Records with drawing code

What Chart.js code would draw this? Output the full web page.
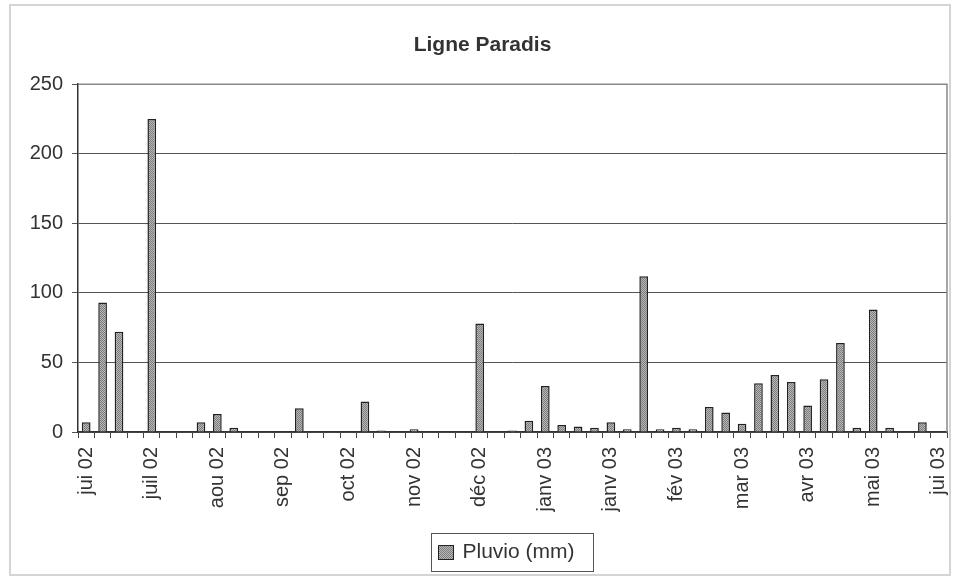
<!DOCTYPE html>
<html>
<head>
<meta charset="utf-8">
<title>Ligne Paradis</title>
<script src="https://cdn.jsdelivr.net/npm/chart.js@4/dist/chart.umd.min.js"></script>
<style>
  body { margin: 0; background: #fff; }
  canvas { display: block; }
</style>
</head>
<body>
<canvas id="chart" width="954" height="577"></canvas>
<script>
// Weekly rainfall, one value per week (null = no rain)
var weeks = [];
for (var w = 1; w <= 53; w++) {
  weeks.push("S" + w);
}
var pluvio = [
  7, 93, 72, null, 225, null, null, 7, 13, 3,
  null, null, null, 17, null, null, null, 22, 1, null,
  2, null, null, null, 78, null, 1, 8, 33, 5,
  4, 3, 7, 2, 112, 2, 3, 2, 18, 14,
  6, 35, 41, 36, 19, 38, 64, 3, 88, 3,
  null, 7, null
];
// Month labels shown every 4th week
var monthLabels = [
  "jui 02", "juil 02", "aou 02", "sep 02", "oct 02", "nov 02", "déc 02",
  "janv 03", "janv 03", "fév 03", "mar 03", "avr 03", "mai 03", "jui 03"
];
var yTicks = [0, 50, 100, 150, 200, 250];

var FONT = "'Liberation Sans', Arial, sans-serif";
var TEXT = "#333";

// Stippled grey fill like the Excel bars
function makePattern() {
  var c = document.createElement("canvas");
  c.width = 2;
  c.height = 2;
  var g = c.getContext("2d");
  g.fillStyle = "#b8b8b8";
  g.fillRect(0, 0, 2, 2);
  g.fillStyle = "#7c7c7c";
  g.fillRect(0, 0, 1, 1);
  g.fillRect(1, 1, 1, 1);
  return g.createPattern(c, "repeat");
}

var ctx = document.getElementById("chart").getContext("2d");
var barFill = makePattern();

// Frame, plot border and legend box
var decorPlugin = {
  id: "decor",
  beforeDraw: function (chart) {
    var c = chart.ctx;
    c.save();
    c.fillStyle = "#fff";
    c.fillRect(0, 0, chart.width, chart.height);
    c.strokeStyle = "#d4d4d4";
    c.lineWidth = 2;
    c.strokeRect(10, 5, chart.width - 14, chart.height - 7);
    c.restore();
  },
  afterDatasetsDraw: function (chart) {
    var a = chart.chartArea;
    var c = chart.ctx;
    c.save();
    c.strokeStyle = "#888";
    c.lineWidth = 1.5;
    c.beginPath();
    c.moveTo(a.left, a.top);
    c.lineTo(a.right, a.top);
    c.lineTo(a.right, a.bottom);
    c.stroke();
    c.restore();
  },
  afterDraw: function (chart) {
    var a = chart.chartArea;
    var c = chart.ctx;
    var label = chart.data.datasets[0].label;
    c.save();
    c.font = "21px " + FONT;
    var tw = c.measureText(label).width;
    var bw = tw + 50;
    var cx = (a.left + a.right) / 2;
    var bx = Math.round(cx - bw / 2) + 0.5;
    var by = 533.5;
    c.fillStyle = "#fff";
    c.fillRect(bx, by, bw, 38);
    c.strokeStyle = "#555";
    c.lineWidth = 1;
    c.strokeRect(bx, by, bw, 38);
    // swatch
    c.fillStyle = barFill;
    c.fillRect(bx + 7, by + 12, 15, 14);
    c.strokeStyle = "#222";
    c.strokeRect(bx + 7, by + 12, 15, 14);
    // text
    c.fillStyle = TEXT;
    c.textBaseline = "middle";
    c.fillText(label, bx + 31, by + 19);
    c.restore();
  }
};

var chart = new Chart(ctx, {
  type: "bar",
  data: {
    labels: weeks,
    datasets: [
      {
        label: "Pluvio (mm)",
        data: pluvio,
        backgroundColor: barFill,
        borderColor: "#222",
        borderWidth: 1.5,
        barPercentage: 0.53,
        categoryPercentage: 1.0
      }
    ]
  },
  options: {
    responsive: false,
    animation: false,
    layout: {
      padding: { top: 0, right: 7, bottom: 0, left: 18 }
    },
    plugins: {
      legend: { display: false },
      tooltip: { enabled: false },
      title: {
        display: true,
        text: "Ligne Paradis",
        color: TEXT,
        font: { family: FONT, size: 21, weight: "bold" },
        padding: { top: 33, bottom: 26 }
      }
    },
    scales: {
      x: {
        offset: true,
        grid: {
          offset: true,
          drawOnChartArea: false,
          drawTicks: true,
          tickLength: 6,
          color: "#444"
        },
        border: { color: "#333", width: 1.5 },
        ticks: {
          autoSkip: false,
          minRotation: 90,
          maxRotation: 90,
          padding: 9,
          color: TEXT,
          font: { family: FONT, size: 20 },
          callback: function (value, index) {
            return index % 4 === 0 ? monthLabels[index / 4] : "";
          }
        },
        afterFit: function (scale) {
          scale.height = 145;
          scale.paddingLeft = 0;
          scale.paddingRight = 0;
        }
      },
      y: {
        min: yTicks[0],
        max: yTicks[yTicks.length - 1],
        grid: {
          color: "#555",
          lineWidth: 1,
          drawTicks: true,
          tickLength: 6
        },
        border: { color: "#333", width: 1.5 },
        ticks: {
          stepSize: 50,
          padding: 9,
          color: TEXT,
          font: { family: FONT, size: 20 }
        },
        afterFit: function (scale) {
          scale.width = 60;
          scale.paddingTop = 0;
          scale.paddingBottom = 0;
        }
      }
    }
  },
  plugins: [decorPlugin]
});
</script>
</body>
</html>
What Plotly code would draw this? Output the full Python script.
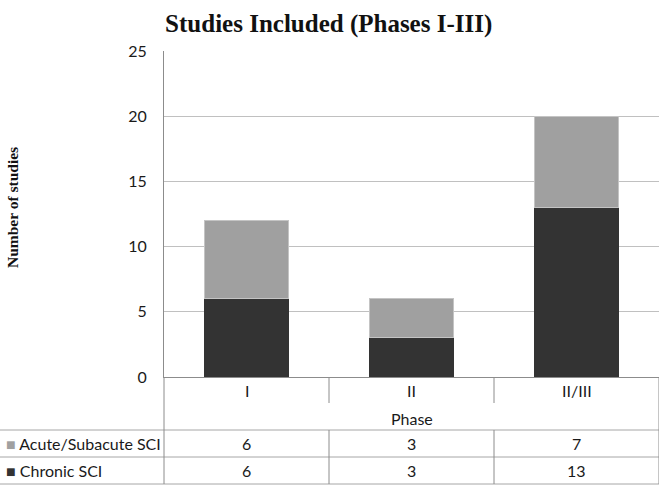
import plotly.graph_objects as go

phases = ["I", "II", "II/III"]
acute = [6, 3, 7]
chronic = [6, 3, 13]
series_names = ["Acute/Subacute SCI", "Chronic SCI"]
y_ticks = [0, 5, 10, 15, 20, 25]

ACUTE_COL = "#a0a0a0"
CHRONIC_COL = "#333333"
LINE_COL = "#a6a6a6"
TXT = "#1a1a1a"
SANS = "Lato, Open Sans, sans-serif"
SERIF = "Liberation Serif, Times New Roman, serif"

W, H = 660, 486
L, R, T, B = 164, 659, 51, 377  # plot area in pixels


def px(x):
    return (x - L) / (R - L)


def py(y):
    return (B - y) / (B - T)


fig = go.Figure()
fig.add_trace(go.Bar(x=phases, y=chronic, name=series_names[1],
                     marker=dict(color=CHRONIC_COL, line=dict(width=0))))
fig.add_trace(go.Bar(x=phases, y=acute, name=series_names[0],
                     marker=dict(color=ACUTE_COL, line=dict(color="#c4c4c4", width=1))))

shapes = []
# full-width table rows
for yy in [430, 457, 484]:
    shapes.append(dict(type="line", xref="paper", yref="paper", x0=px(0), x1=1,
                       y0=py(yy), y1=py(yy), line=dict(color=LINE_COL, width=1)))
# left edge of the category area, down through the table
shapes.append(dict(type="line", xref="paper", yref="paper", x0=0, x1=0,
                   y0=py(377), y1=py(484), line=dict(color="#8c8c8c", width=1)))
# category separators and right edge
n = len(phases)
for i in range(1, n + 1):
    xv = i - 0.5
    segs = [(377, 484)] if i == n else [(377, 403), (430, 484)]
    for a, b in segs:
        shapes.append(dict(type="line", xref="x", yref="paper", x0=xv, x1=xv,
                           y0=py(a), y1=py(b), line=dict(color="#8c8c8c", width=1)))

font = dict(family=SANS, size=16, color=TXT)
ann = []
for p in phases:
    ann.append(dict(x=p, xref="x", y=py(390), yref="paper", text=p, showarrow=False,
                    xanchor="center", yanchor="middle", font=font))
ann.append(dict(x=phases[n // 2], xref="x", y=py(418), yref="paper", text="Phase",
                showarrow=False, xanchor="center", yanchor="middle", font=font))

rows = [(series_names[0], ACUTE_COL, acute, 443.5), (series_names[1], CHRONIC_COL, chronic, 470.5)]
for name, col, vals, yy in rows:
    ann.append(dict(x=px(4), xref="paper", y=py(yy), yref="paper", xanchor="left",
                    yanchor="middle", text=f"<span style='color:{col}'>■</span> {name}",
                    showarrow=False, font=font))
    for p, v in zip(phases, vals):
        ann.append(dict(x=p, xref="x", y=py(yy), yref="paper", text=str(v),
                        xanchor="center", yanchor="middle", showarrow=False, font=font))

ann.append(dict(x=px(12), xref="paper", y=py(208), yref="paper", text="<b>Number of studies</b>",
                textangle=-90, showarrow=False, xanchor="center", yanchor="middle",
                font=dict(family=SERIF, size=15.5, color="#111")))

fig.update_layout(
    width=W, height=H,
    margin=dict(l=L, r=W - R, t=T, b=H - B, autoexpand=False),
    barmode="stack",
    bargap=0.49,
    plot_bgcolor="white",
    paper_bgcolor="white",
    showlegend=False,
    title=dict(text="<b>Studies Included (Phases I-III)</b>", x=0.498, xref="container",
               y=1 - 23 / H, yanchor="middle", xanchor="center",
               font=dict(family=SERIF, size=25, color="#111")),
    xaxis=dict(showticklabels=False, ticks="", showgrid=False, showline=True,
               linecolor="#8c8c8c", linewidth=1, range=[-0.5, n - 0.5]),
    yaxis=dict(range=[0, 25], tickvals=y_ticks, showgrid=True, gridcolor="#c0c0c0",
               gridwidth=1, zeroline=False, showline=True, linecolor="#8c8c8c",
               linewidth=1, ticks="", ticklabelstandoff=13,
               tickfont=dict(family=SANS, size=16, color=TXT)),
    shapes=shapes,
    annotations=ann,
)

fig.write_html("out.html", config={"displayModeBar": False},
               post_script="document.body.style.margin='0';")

### Task to carry out:
From the material above, copy each line that includes the word "Output".

### Reply to the exercise:
What Chart.js code would draw this? Output the full web page.
What Plotly code would draw this? Output the full Python script.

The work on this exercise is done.